La politica di espansione americana sui mercati mondiali da una parte è affidata a vere e proprie “corazzate” della comunicazione, le cui dimensioni crescono attraverso operazioni di fusione o tramite una fitta rete di alleanze. Esemplare è quella tra Microsoft e NBC, con l’obiettivo di lanciare la Tv via Internet e, dopo l’acquisizione di Web Tv da parte di Bill Gates, anche di lanciare Internet sullo schermo televisivo. Però, dall’altra parte, la politica della Casa Bianca si basa sul ruolo della Pubblica Amministrazione nelle diffusione delle autostrade informatiche a tutti i settori della popolazione. Così la sfida americana si fonda sia sul versante dell’hardware, sia sul dominio dei prodotti.
E’ per questo che dobbiamo ripartire da come la città si riorganizza nelle sue strutture e tentare di progettare la sua mutazione prossima ventura.

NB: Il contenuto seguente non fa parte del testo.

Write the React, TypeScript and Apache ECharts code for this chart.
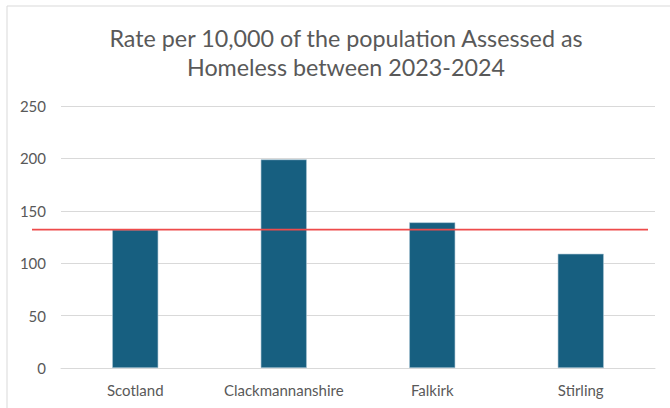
import React, { useEffect, useRef } from "react";
import * as echarts from "echarts";

const titleText = "Rate per 10,000 of the population Assessed as\nHomeless between 2023-2024";
const categories = ["Scotland", "Clackmannanshire", "Falkirk", "Stirling"];
const rates = [132, 199, 139, 109];
const scotlandReference = [132, 132];
const yMin = 0;
const yMax = 250;
const yInterval = 50;

export default function App() {
  const ref = useRef<HTMLDivElement>(null);
  useEffect(() => {
    document.body.style.margin = "0";
    const chart = echarts.init(ref.current!, null, { renderer: "svg" });
    const font = "Lato";
    const grey = "#595959";
    chart.setOption({
      animation: false,
      backgroundColor: "#ffffff",
      title: {
        text: titleText,
        left: 341,
        top: 18,
        textAlign: "center",
        textStyle: {
          fontFamily: font,
          fontSize: 23.3,
          fontWeight: "normal",
          color: grey,
          lineHeight: 29,
        },
      },
      graphic: [
        {
          type: "rect",
          shape: { x: 7, y: 6, width: 720, height: 460 },
          style: { fill: "none", stroke: "#d9d9d9", lineWidth: 1 },
          silent: true,
        },
      ],
      grid: [
        { left: 61, right: 15, top: 106, bottom: 40, containLabel: false },
        { left: 32, right: 22, top: 106, bottom: 40, containLabel: false },
      ],
      xAxis: [
        {
          type: "category",
          data: categories,
          gridIndex: 0,
          axisLine: { show: true, lineStyle: { color: "#d9d9d9", width: 1 } },
          axisTick: { show: false },
          axisLabel: { color: grey, fontFamily: font, fontSize: 15, margin: 14, interval: 0 },
        },
        {
          type: "category",
          data: ["", ""],
          gridIndex: 1,
          boundaryGap: false,
          show: false,
        },
      ],
      yAxis: [
        {
          type: "value",
          gridIndex: 0,
          min: yMin,
          max: yMax,
          interval: yInterval,
          axisLine: { show: false },
          axisTick: { show: false },
          splitLine: { lineStyle: { color: "#d9d9d9", width: 1 } },
          axisLabel: { color: grey, fontFamily: font, fontSize: 15, margin: 15 },
        },
        {
          type: "value",
          gridIndex: 1,
          min: yMin,
          max: yMax,
          show: false,
          splitLine: { show: false },
        },
      ],
      series: [
        {
          type: "bar",
          data: rates,
          xAxisIndex: 0,
          yAxisIndex: 0,
          barWidth: "31%",
          itemStyle: { color: "#175f80", borderColor: "#a9c4d4", borderWidth: 0.6 },
          z: 2,
        },
        {
          type: "line",
          data: scotlandReference,
          xAxisIndex: 1,
          yAxisIndex: 1,
          symbol: "none",
          lineStyle: { color: "#ee4b4b", width: 1.6 },
          z: 5,
        },
      ],
    });
    return () => chart.dispose();
  }, []);
  return <div ref={ref} style={{ width: 670, height: 408 }} />;
}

Il luogo della condivisione sociale, sin dall’antichità, è stato la piazza. Anche la rete è una grande piazza telematica. La presenza della rete metterà un centro urbano in contatto con il resto del mondo. Lo spazio della città sarà moltiplicato per quanto collegamenti ci saranno tra i suoi abitanti e quelli della rete. La gestione dei tempi della città potrà essere stravolta e moltiplicata. Ci troviamo, cioè, di fronte ad una nuova dimensione metropolitana. Allora bisogna capire quale rapporto ci deve essere tra le attuali città e l’innovazione tecnologica. Come l’innovazione tecnologica incide sulla città, sulla sua struttura urbanistica. La rete potrebbe trasformare il cittadino da amministrato a soggetto attivo, ma i luoghi e le modalità della politica andrebbero ripensati. I centri urbani potrebbero, così, essere investiti da un profondo cambiamento che interessi i rapporti sociali, il rapporto persona-istituzioni, persona-servizi, i rapporti reciproci delle attività economiche, culturali con i diversi livelli di governo.
La città ritornare ad essere il luogo di formazione di una socialità reale, che si arricchisce di quelle immateriali della Rete.